I was taking an afternoon snooze one lovely afternoon in the summer of 2009. In that delicate place between wakefulness and sleep, a song started unspooling into my mind.
This rarely happens to me as a songwriter. The inspiration for a song usually comes in an instant. Then it takes diligent hours at the piano refining melody, organizing chord structures, detangling lyrics, and waiting for that certain “click” that tells me it’s finished.
I brought the new song to The Morning Star Singers, a volunteer hospice choir I founded in 2007. When we sang it at our rehearsal that evening, they jumped in with breathtaking harmonies and unbridled enthusiasm. My yoga-teaching friend Margie Weaver suggested that we add a gesture to the singing: making a “Y” of our upraised arms.
The song found a new voice when I was emceeing the International Coach Federation conference. There I witnessed a sea of 1,200 people from 46 countries singing the one-word chorus – “YES!” – with hands in the air.

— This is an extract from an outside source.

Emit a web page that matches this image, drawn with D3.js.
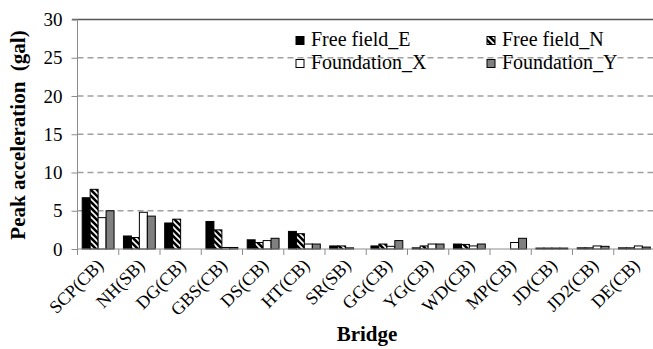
<!DOCTYPE html>
<html>
<head>
<meta charset="utf-8">
<style>
	body{ margin:0; background:#fff; }
	svg{ display:block; }
	.grid line{ stroke:#a0a0a0; stroke-width:1.5px; stroke-dasharray:6,4; }
	.axis path, .axis line{ stroke:#8c8c8c; }
	.axis text{ font-family:"Liberation Serif", "Times New Roman", serif; font-size:19px; fill:#000; }
	.axis .xlab{ font-size:18px; }
	.bar{ stroke:#000; stroke-width:1px; }
	.legend text{ font-family:"Liberation Serif", "Times New Roman", serif; font-size:20px; }
	.title{ font-family:"Liberation Serif", "Times New Roman", serif; font-weight:bold; font-size:21px; }
</style>
<script src="https://d3js.org/d3.v7.min.js"></script>
</head>
<body>
<div id="chart"></div>
<script>
	// data
	var bridges = ['SCP(CB)','NH(SB)','DG(CB)','GBS(CB)','DS(CB)','HT(CB)','SR(SB)','GG(CB)','YG(CB)','WD(CB)','MP(CB)','JD(CB)','JD2(CB)','DE(CB)'];
	var seriesNames = ['Free field_E','Free field_N','Foundation_X','Foundation_Y'];
	var freeE = [6.7, 1.7, 3.4, 3.6, 1.2, 2.3, 0.4, 0.4, 0.15, 0.65, 0, 0.12, 0.15, 0.15];
	var freeN = [7.8, 1.5, 3.9, 2.5, 0.85, 2.0, 0.4, 0.65, 0.4, 0.6, 0, 0.12, 0.15, 0.15];
	var foundX = [4.1, 4.8, 0, 0.2, 1.1, 0.65, 0.15, 0.35, 0.65, 0.4, 0.85, 0.12, 0.4, 0.4];
	var foundY = [5.0, 4.3, 0, 0.2, 1.4, 0.65, 0, 1.1, 0.65, 0.65, 1.4, 0.12, 0.35, 0.25];
	var yTicks = [0, 5, 10, 15, 20, 25, 30];

	var width = 653, height = 349;
	var plotLeft = 77.5, plotRight = 655, plotTop = 19.5, plotBottom = 249;

	var series = [freeE, freeN, foundX, foundY];
	var fills = ['#000', 'url(#hatch)', '#fff', '#808080'];

	var svg = d3.select('#chart').append('svg')
		.attr('width', width).attr('height', height);

	// wide downward diagonal hatch
	var pat = svg.append('defs').append('pattern')
		.attr('id', 'hatch')
		.attr('patternUnits', 'userSpaceOnUse')
		.attr('width', 6).attr('height', 6);
	pat.append('rect').attr('width', 6).attr('height', 6).attr('fill', '#000');
	pat.append('path').attr('d', 'M-1,-1 L7,7 M-4,2 L2,8 M4,-2 L8,2')
		.attr('stroke', '#fff').attr('stroke-width', 1.6);

	var xScale = d3.scaleBand().domain(bridges).range([plotLeft, plotRight]);
	var xInner = d3.scaleBand().domain(d3.range(4))
		.range([4.7, xScale.bandwidth() - 4.7]);
	var yScale = d3.scaleLinear().domain([0, 30]).range([plotBottom, plotTop]);

	// gridlines
	svg.append('g').attr('class', 'grid')
		.selectAll('line')
		.data(yTicks.filter(function(d){ return d > 0 && d < 30; }))
		.enter().append('line')
		.attr('x1', plotLeft).attr('x2', width)
		.attr('y1', function(d){ return yScale(d); })
		.attr('y2', function(d){ return yScale(d); });

	// top line
	svg.append('line')
		.attr('x1', 72).attr('x2', width)
		.attr('y1', yScale(30)).attr('y2', yScale(30))
		.attr('stroke', '#555').attr('stroke-width', 1.5);

	// bars
	series.forEach(function(vals, s){
		svg.append('g').selectAll('rect')
			.data(vals)
			.enter().append('rect')
			.attr('class', 'bar')
			.attr('x', function(d, i){ return xScale(bridges[i]) + xInner(s); })
			.attr('width', xInner.bandwidth())
			.attr('y', function(d){ return yScale(d); })
			.attr('height', function(d){ return plotBottom - yScale(d); })
			.attr('fill', fills[s]);
	});

	// y axis
	var yAxisG = svg.append('g').attr('class', 'axis')
		.attr('transform', 'translate(' + plotLeft + ',0)')
		.call(d3.axisLeft(yScale).tickValues(yTicks).tickSize(6).tickPadding(9));
	yAxisG.select('.domain').attr('d', 'M0,' + plotTop + 'V' + plotBottom);

	// x axis with ticks at band edges
	var xAxisG = svg.append('g').attr('class', 'axis')
		.attr('transform', 'translate(0,' + plotBottom + ')');
	xAxisG.append('line').attr('x1', plotLeft).attr('x2', width);
	xAxisG.selectAll('.tk')
		.data(bridges)
		.enter().append('line')
		.attr('class', 'tk')
		.attr('x1', function(d){ return xScale(d); })
		.attr('x2', function(d){ return xScale(d); })
		.attr('y1', 0).attr('y2', 6);
	xAxisG.selectAll('text')
		.data(bridges)
		.enter().append('text')
		.attr('class', 'xlab')
		.attr('text-anchor', 'end')
		.attr('transform', function(d){
			return 'translate(' + (xScale(d) + xScale.bandwidth() / 2 + 2) + ',13) rotate(-45)';
		})
		.attr('dy', '0.35em')
		.text(function(d){ return d; });

	// axis titles
	svg.append('text').attr('class', 'title')
		.attr('text-anchor', 'middle')
		.attr('x', 367).attr('y', 341)
		.text('Bridge');
	svg.append('text').attr('class', 'title')
		.attr('text-anchor', 'middle')
		.attr('transform', 'translate(25,135) rotate(-90)')
		.attr('xml:space', 'preserve')
		.text('Peak acceleration  (gal)');

	// legend
	var legend = svg.append('g').attr('class', 'legend');
	seriesNames.forEach(function(name, i){
		var lx = i % 2 === 0 ? 296 : 487;
		var ly = i < 2 ? 40 : 63;
		legend.append('rect')
			.attr('x', lx).attr('y', ly - 3.5)
			.attr('width', 8).attr('height', 8)
			.attr('fill', fills[i]).attr('stroke', '#000').attr('stroke-width', 1);
		legend.append('text')
			.attr('x', lx + 15).attr('y', ly + 6)
			.text(name);
	});
</script>
</body>
</html>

It’s a sight and sound that I will never forget.
Since then thousands of people have sung the song at conferences, retreats, community sings, workplaces, and in their cars as they commute with my CD playing (so I’m told).
Just this week my beloved friend Lucy Matthews Heegaard finished the music video version of the song. Here’s the link…
I wonder how singing the word “yes” over and over these past two years has changed me? And I wonder what effect it has had on the thousands of people who have raised hands and voices in the Spirit of Yes?
And most importantly, what might the Spirit of Yes have to offer the world?